:: Objective ::
Exactly reproduce the lines from the top of the entries below through the line containing "base = alt.Chart(df)", with both ends included.

-- Begin Records shown --

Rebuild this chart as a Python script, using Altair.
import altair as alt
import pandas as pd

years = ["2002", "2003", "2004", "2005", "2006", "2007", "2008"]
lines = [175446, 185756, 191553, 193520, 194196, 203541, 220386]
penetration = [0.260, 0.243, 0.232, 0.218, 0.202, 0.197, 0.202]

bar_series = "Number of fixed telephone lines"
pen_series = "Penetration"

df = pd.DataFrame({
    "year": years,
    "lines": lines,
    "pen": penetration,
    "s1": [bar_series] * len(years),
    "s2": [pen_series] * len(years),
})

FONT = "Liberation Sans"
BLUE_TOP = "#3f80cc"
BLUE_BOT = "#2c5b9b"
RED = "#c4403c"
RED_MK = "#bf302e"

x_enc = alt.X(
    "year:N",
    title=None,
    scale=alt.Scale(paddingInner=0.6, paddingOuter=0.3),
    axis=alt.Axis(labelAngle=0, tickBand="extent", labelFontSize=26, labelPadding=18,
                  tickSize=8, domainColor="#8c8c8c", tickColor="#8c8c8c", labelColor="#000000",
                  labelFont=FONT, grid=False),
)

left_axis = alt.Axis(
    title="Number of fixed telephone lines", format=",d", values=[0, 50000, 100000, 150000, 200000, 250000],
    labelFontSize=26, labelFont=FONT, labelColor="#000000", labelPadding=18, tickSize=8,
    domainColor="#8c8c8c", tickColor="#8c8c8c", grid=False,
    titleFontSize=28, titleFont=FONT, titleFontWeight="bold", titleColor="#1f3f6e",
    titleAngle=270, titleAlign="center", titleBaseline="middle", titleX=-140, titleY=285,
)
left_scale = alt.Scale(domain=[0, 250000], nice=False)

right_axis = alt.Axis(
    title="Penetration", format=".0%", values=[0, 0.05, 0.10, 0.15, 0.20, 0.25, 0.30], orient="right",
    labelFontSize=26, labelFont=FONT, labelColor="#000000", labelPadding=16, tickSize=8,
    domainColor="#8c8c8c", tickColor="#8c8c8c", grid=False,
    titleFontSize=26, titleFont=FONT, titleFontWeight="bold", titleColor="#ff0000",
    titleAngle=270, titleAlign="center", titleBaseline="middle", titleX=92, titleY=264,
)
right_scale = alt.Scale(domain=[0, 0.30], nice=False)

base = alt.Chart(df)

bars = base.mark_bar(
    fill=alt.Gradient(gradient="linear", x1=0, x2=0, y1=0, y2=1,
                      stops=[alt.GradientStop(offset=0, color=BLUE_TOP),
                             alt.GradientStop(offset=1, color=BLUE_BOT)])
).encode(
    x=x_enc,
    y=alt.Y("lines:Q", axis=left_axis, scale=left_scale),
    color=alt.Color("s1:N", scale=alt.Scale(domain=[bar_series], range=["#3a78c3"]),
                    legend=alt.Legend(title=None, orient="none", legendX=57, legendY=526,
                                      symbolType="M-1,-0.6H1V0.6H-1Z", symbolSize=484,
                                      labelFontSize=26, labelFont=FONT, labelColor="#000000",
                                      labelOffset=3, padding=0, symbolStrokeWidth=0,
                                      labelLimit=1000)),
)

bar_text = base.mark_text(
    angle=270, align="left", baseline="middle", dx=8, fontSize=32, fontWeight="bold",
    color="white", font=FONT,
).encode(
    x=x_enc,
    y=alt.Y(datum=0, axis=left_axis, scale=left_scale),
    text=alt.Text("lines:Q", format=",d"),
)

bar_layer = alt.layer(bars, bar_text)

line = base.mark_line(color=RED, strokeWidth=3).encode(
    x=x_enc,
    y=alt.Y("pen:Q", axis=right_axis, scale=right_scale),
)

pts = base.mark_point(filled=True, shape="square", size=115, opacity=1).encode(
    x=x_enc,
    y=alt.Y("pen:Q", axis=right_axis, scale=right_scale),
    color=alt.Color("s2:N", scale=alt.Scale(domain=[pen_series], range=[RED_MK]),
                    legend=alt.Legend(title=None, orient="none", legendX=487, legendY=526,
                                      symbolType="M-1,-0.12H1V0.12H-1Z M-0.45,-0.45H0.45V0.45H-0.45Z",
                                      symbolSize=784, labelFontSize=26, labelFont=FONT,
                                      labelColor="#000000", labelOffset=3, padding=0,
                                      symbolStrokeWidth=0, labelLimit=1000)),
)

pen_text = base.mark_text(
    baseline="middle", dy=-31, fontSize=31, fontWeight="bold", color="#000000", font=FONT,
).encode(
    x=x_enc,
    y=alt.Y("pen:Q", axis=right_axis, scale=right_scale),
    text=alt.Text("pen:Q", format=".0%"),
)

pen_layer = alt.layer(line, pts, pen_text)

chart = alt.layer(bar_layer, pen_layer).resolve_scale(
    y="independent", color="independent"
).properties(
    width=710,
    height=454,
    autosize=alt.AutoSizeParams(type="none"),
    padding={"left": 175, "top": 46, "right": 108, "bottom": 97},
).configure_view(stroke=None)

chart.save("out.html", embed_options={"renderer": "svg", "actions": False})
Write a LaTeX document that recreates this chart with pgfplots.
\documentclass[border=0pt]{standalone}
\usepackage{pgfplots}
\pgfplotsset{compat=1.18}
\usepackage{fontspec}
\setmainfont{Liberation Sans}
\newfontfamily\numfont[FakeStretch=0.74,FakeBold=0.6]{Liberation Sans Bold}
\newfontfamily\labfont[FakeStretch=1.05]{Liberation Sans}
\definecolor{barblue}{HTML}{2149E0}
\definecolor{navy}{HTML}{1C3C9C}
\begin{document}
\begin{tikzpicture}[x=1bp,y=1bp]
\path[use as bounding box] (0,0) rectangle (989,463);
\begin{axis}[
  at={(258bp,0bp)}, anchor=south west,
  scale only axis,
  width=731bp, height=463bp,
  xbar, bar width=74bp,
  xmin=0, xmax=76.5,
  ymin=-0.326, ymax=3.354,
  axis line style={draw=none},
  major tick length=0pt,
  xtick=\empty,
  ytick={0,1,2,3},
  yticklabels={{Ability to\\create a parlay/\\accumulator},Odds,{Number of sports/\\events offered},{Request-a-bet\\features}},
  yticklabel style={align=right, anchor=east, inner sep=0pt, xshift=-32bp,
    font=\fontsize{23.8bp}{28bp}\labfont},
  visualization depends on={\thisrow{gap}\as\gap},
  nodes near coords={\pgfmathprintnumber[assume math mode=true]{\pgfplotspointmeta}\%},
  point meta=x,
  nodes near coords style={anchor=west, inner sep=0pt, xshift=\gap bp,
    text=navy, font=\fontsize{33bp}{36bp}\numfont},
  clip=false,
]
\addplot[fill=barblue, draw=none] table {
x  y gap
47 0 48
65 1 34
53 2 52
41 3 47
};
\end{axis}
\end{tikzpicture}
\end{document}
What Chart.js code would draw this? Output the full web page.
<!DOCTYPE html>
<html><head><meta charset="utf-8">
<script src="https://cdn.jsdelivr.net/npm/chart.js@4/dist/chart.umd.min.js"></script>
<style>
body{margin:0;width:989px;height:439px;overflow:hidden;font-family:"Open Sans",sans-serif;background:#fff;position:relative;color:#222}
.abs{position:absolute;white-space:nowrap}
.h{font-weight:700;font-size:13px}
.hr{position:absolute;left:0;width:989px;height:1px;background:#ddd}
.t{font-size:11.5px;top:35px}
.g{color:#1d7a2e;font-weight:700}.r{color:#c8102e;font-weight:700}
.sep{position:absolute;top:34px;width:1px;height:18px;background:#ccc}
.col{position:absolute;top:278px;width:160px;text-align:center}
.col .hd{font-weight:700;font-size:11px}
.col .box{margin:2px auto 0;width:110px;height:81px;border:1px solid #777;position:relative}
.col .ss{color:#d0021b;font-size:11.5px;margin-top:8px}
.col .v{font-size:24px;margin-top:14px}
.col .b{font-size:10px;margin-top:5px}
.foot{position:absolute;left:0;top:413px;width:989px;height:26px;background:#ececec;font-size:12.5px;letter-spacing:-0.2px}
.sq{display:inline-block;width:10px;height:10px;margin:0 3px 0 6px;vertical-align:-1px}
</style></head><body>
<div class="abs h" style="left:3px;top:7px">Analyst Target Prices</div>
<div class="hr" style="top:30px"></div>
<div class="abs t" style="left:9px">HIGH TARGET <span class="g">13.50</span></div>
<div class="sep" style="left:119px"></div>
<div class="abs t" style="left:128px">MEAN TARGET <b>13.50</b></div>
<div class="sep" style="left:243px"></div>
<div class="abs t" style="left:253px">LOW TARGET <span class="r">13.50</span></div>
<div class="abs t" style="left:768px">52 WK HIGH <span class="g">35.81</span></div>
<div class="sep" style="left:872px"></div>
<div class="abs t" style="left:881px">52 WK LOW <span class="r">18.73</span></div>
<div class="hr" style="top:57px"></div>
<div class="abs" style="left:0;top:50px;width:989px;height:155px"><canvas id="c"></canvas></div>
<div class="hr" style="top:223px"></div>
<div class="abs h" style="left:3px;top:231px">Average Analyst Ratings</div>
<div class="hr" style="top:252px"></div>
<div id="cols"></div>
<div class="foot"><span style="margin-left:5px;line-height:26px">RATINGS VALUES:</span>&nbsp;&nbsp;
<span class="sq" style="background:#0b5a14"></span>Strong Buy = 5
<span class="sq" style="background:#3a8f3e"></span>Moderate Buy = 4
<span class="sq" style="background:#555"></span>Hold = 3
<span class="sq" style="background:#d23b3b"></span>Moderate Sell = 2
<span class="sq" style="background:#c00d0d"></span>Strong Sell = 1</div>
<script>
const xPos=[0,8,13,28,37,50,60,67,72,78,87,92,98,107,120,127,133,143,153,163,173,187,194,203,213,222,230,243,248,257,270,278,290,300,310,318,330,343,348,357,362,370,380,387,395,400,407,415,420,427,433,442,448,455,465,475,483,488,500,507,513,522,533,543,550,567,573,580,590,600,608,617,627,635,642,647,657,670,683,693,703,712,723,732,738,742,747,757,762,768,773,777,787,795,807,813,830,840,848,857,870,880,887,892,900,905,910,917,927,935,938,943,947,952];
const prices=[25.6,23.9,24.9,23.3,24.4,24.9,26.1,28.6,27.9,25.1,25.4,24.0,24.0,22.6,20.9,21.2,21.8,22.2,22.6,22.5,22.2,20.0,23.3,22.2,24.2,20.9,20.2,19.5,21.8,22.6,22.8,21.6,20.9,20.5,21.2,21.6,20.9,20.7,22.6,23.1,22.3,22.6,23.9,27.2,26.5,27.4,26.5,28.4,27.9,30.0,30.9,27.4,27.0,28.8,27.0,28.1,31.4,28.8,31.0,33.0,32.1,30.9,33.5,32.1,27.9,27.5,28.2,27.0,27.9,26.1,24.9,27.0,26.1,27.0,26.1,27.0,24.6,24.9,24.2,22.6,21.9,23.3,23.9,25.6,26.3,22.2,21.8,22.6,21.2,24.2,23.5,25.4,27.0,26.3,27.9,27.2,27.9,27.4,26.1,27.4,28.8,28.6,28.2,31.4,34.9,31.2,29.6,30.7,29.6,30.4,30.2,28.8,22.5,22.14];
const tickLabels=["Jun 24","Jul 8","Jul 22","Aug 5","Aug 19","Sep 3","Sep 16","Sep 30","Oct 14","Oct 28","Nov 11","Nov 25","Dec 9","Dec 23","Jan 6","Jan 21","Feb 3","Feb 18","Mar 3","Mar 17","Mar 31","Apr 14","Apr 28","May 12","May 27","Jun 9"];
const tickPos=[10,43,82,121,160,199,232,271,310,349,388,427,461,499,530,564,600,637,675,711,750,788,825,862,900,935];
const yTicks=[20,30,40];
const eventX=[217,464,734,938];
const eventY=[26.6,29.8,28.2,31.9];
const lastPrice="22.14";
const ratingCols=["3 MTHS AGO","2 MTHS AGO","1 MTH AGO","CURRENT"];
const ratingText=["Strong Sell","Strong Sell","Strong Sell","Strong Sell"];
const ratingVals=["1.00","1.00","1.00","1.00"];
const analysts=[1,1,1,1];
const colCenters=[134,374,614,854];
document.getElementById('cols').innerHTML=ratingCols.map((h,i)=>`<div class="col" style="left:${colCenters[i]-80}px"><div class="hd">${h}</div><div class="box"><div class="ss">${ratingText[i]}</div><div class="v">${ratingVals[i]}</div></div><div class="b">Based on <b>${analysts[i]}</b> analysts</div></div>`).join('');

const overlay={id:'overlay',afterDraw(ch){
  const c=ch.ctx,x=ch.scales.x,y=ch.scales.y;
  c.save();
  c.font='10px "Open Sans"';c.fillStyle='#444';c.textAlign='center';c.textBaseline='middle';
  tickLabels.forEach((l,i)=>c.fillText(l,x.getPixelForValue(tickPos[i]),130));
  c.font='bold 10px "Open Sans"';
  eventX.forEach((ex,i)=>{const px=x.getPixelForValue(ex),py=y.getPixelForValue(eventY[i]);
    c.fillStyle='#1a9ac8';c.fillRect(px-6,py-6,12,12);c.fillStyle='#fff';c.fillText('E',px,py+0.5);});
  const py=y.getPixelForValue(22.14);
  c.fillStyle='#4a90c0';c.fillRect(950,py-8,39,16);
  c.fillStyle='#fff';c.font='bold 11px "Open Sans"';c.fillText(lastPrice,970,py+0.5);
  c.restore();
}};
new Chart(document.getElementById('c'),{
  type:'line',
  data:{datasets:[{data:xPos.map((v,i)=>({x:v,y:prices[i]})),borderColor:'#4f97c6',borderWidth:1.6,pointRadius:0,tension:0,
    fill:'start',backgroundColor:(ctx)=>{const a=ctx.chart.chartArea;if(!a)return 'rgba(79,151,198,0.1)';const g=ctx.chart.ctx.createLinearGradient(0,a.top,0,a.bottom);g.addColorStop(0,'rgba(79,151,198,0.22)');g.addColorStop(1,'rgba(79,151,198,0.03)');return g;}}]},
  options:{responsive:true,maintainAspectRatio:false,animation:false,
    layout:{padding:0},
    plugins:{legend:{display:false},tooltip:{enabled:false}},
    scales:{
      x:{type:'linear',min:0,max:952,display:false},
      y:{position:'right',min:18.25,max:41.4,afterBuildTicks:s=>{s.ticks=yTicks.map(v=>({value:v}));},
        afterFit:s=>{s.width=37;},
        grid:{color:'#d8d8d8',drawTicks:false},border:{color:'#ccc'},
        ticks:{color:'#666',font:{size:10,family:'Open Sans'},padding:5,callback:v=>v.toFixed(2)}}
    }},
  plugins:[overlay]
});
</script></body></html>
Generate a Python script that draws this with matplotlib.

-- End Records shown --

:: Result ::
Rebuild this chart as a Python script, using Altair.
import altair as alt
import pandas as pd

years = ["2002", "2003", "2004", "2005", "2006", "2007", "2008"]
lines = [175446, 185756, 191553, 193520, 194196, 203541, 220386]
penetration = [0.260, 0.243, 0.232, 0.218, 0.202, 0.197, 0.202]

bar_series = "Number of fixed telephone lines"
pen_series = "Penetration"

df = pd.DataFrame({
    "year": years,
    "lines": lines,
    "pen": penetration,
    "s1": [bar_series] * len(years),
    "s2": [pen_series] * len(years),
})

FONT = "Liberation Sans"
BLUE_TOP = "#3f80cc"
BLUE_BOT = "#2c5b9b"
RED = "#c4403c"
RED_MK = "#bf302e"

x_enc = alt.X(
    "year:N",
    title=None,
    scale=alt.Scale(paddingInner=0.6, paddingOuter=0.3),
    axis=alt.Axis(labelAngle=0, tickBand="extent", labelFontSize=26, labelPadding=18,
                  tickSize=8, domainColor="#8c8c8c", tickColor="#8c8c8c", labelColor="#000000",
                  labelFont=FONT, grid=False),
)

left_axis = alt.Axis(
    title="Number of fixed telephone lines", format=",d", values=[0, 50000, 100000, 150000, 200000, 250000],
    labelFontSize=26, labelFont=FONT, labelColor="#000000", labelPadding=18, tickSize=8,
    domainColor="#8c8c8c", tickColor="#8c8c8c", grid=False,
    titleFontSize=28, titleFont=FONT, titleFontWeight="bold", titleColor="#1f3f6e",
    titleAngle=270, titleAlign="center", titleBaseline="middle", titleX=-140, titleY=285,
)
left_scale = alt.Scale(domain=[0, 250000], nice=False)

right_axis = alt.Axis(
    title="Penetration", format=".0%", values=[0, 0.05, 0.10, 0.15, 0.20, 0.25, 0.30], orient="right",
    labelFontSize=26, labelFont=FONT, labelColor="#000000", labelPadding=16, tickSize=8,
    domainColor="#8c8c8c", tickColor="#8c8c8c", grid=False,
    titleFontSize=26, titleFont=FONT, titleFontWeight="bold", titleColor="#ff0000",
    titleAngle=270, titleAlign="center", titleBaseline="middle", titleX=92, titleY=264,
)
right_scale = alt.Scale(domain=[0, 0.30], nice=False)

base = alt.Chart(df)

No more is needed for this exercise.